In the United States, the gap between the rich and poor looms ever larger and larger, leading some men to seek validation and status by putting women down. Patriarchal capitalism blames the feminist movement for men’s unemployment, even as it shames women for going into the workforce to become primary breadwinners because they are supposedly taking a man’s place. As workers, both women and men need to be empowered, to know that they are worth more than the paycheck they bring home or fail to bring home and to be freed from the constraints of gender roles that may or may not fit their current situations or their personal dispositions. Unionizing workplaces, including white collar and pink collar workplaces, contributes to that project of economic and social liberation. It gives both women and men a voice in their workplace, and raises up the work and the efforts of women workers in particular by allowing them to put in place workplace policies that will benefit themselves and their families.
Of course, securing equity for women, especially poor women and women of color, is a much larger project that just unionizing. But giving women a voice in their own workplaces must be part of that project. The importance of democracy in the workplace became very personal to me in my experiences working in the nonprofit field. Many of my co-workers were women, and we frequently found our ideas and voice being dismissed and silenced in staff meetings. Our suggestions were ignored, until our male colleagues offered the same suggestions. We were not taken as seriously as our male co-workers, and when we asked for accommodations in the workplace, we were denied. This sexism wasn’t so tangible or concrete that it could be covered in a harassment policy, but it was palpably real to us.

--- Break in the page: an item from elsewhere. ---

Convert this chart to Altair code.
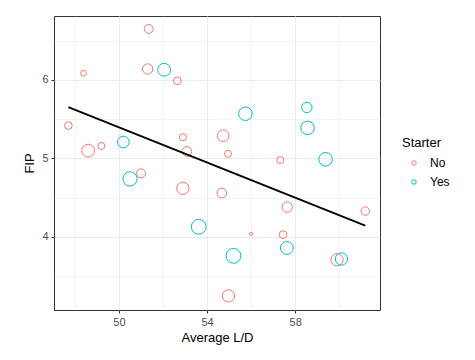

For this reason, among many others, we decided to organize a union drive in our workplace. Working for a nonprofit, we believed in the greater good, and we hoped that we could implement the values that we fought for as part of our jobs in our workplace itself.
Sadly, we did not win our union election, but for those of us who led the campaign, we gained a sense of our worth as workers, as women and ultimately as human beings. Rather than allowing ourselves to be controlled by our situation, we attempted to take control of the situation ourselves and exert our own agency in the workplace. This agency is what empowerment for women looks like, moreso than the watered-down feminism that consumerism peddles to us in the form of advertisements promising empowerment through products. True empowerment is radical and transformative and it involves confronting the injustices in our lives head-on and refusing to back down to them. Across the country, women continue to find this empowerment through organizing their workplaces, from the hotel workers at Le Merigot Hotel in Santa Monica, California, to the writers at the popular women’s blog Jezebel.
Now, Donald Trump and the Republican Congress are attacking both women and workers. Any resistance to them must include protection for women and workers as well as explicitly for women as workers. We need a strong women’s movement and a strong labor movement, and a strong socialist feminist movement can bring these two groups together to make them unstoppable. As a chant Democratic Socialists of America gave at the Women’s March on January 21 went, “The women united will never be defeated! The workers united will never be defeated.” I would add to it now that the women workers united will never be defeated! Solidarity to all of you on International Women’s Day!